If Etling could just do this more consistently, we’d have no problems. But, of course, that’s the problem. If you’re a Division-1 starting QB and a senior you can make these throws the difference is that the really good ones do it all the time, not just once in a while. On the play, once Danny sees the corner turns his hips and run with the fade route, he knows he just needs to put the ball on the sideline for his receiver to make a catch.

It’s tough to see what actually happens here (there’s no replay) but I think Danny makes the right read. If the defender to the inside of the stacked receivers stays short, he can throw the post because Chark will have inside leverage on the cornerback. That’s what happens here but Danny needs to hit him in the hands.

Myles and Danny both making the same read for a completion.

Syracuse rolls down from a two-high safety defense to a single-high, man coverage defense. The guy who rotates down is the “rat” player on defense meaning he’s often going to be reading the quarterbacks eyes and trying to jump a route. Once Danny sees him stray to far to the strong side, he comes back and hits the weakside dig which he knows is going to come open. Great read, great ball.

The concept is pretty straight forward: if the safety stays low, you hit them over the top and that’s what Danny does with another great ball. What makes this play work is the pre-snap motion. Syracuse is going to spin their safeties so that the deep safety comes down and now the weakside corner has to play deep. The corner sees the route by the tight end right in front of his face so he has to take it and then Danny can hit the long one down the field.


He gets the ball out really quick, it’s nice to watch. ‘Cuse blitzes off the weakside so Williams is wide open and Myles makes the read.

Most flood concepts are going to have the quarterback read the flat defender. In this case it’s the slot cornerback. He’s way to close to the flat route for Myles to really think about throwing this. The whole point of the flat route is to pull flat defender up so you can throw over him.
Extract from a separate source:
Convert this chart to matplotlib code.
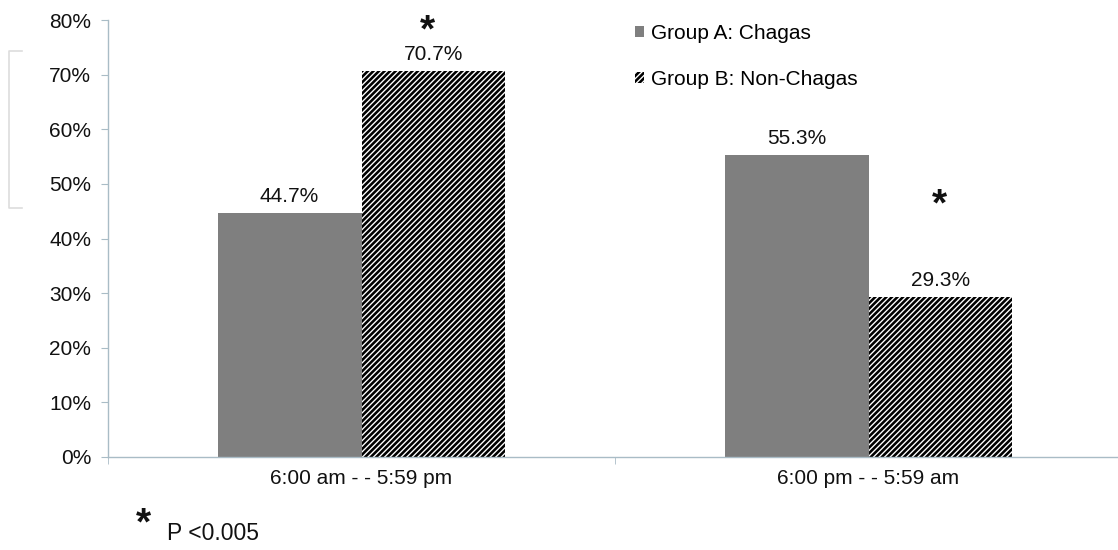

Not sure what the other routes were but I’m pretty sure Chark is wide open on a deep out route.

Here’s that same concept from earlier but Syracuse does a better job with their “peel” rules. When you send pressure, usually you need someone to pick up the running back out of the backfield. It’s often the c-gap/contain player. In this case, it’s the defensive end, so he takes Williams and then the spot route gets covered up by the safety who is rotating down. No panic from Myles, as he moves in the pocket and gets to his rush read for a completion. Real good stuff.

The interception happens on the same concept. I think this is Myles’ fault. The end peels off on the running back again, so Brennan knows to go to his spot route. The problem is the he double clutches on the ball when he gets to the end of his drop for some reason, even though Drake Davis is open. Once he does this, Davis thinks he needs to move around and find an opening with the assumption that he’s being covered. Myles needs to throw this right away and it would have been a completion.